Выбрать главу

«Хорошо, что он лежит у окна, — успела она подумать. — Тут хоть воздух чуть-чуть почище».

В палате стояла неимоверная духота. День был жаркий, над кроватями кружились мухи и осы. Доктор велел нести в операционную раненого, у которого была раздроблена нога. Крича от боли, он не позволял поднять себя с пола и — в бреду — твердил одно и то же:

— Нет! Я дойду, я доползу. Я еще пригожусь! Я еще могу стрелять. Братец, забери меня, братец…

Он даже не знал, что «братцем», который забрал его, был врач и что хлороформ, к счастью еще остававшийся в операционной, спас его не только от потери ноги, но и от помешательства.
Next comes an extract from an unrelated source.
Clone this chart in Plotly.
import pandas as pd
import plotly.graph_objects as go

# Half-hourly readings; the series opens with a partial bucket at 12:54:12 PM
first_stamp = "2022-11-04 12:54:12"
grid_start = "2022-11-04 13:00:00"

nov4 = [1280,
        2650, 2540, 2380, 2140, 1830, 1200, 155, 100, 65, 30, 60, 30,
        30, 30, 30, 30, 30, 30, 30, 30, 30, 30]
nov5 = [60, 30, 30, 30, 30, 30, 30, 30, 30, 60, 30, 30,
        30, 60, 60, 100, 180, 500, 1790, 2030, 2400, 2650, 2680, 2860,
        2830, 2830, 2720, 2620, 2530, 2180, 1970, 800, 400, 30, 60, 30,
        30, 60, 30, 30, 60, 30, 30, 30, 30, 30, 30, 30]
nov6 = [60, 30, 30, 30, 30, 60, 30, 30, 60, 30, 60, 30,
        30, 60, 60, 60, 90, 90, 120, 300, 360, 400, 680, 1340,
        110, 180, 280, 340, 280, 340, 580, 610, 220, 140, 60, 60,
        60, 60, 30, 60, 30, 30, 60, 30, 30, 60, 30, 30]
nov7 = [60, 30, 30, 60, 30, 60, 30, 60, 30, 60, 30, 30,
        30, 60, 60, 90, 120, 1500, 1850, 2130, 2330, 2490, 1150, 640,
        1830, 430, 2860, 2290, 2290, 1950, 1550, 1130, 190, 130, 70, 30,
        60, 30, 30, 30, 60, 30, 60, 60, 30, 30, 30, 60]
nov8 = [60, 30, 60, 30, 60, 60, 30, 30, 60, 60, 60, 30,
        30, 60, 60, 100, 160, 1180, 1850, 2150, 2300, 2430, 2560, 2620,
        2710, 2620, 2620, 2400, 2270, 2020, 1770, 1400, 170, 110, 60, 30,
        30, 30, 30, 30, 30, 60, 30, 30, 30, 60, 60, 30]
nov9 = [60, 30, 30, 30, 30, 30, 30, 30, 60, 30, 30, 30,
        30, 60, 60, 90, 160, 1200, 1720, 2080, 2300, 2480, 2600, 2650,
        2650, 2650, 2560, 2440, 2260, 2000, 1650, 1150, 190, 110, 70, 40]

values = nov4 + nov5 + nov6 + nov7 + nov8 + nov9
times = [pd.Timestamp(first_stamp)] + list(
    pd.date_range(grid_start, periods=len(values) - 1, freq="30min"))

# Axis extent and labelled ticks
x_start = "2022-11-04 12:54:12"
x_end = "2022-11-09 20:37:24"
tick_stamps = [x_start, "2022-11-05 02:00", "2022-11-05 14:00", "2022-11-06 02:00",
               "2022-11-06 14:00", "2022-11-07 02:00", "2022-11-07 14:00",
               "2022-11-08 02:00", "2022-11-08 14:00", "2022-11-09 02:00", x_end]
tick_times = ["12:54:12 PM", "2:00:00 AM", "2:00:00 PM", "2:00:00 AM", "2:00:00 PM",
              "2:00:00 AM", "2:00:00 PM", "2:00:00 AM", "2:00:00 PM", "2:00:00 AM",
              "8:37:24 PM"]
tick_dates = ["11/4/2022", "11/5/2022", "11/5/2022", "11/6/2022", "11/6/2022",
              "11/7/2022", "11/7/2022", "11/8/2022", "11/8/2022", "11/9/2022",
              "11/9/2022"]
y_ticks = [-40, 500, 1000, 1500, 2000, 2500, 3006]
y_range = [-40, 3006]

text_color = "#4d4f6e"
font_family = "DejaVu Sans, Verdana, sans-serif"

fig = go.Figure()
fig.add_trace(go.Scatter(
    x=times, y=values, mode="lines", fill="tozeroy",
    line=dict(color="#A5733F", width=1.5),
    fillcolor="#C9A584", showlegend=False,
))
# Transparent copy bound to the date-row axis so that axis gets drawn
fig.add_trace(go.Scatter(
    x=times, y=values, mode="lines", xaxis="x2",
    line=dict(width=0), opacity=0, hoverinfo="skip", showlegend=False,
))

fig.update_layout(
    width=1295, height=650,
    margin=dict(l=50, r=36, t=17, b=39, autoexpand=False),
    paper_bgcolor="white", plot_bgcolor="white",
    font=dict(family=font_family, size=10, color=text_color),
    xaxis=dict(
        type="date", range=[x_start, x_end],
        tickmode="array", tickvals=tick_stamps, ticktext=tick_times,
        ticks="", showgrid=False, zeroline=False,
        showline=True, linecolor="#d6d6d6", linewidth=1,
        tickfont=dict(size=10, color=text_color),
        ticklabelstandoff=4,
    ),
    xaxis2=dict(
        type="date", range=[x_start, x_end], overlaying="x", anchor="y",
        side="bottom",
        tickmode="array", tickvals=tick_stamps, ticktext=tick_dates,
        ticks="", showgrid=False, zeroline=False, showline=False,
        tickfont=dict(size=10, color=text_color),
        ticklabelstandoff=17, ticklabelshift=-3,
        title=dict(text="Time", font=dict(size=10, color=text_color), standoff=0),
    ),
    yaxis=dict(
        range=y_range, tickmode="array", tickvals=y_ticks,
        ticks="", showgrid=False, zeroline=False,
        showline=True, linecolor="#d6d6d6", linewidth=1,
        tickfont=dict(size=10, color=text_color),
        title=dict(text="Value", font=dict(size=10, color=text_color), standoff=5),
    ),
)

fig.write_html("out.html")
Остальные раненые продолжали бунтовать, не желая смириться с тем, что они остались, а госпиталь эвакуирован, но постепенно их возмущение ослабевало, и они позволяли положить или попросту втащить себя на койки.

Спускались сумерки. Теперь вместо криков слышались вздохи, стоны, сдерживаемые рыдания и мольбы о воде. «Пить, сестра, пить…»

— Анна, пойди в ванную. Там еще что-то каплет из кранов. Напор совсем слабый, вот-вот вода кончится.

И Анна спустилась в третий круг ада — если первым и вторым считать операционную и палаты тяжелораненых. В уборной все унитазы были забиты окровавленной ватой, пол залит мочой и кровью. В грязный умывальник чуть ли не по каплям сочилась из крана вода. Но прежде, чем кувшин наполнился, Анне стало дурно. Она прислонилась к стене, затем подбежала к окну. Ее всю выворачивало, из глаз сами собой полились слезы. Снова началась ужасная икота.

В таком состоянии — ослабевшую, с горечью во рту — ее нашла Новицкая.

— Пришла взглянуть, не упала ли ты в обморок. Мы все через это прошли вчера или позавчера. Но теперь может быть еще хуже. Выдержишь?

— Выдержу, — прошептала Анна, думая об Адаме, в беспамятстве лежащем на первой попавшейся койке.

— Пойдем. Пить давай только тем, у кого нет ранений в живот, горло, лицо. А потом уйдешь отсюда.

— Почему? — не поняла Анна, беря наполненный водой кувшин.

— Кука нашла какие-то ведомости и теперь знает, что есть на складах. Отыщи ее через полчаса в коридоре.

Анна вошла в палату, чувствуя себя такой же слабой, как те раненые, что недавно валялись на полу. Она разносила воду, смачивала покрытые пылью, посеченные осколками, окровавленные лица. Больше всех умолял дать ему попить молоденький солдат с перебитой челюстью. Он задыхался. Губы его чудовищно набрякли, из полуоткрытого рта с распухшим языком непрерывной струйкой стекала на подушку слюна. Когда Анна подошла, он так крепко вцепился в ее руку, что она едва не закричала. Он не мог говорить, но глаза, прикованные к кувшину с водой, красноречивее всяких слов требовали, просили, униженно умоляли.

— Нет! — услышала Анна за собой голос Новицкой. — Он захлебнется. Ни глотка жидкости в течение двух суток. Смочи ему губы. Больше ничего нельзя.

Марли и бинтов в тот день еще хватало, и Анна долго прикладывала влажные тампоны к его запекшимся губам, ко лбу, не задетому осколками. Наконец солдат закрыл глаза. Анна потихоньку отошла от него, но другие раненые не давали ей выйти из палаты, все время требуя воды, воды, воды…

— Анна! — послышался голос из-за двери. Она вышла в коридор и увидела Куку, толкавшую перед собой огородную тачку, найденную, видимо, на складе. На тачке громоздились ящики с бутылками, как показалось Анне, минеральной воды.

— Шипучка? — обрадованно спросила она, подбегая.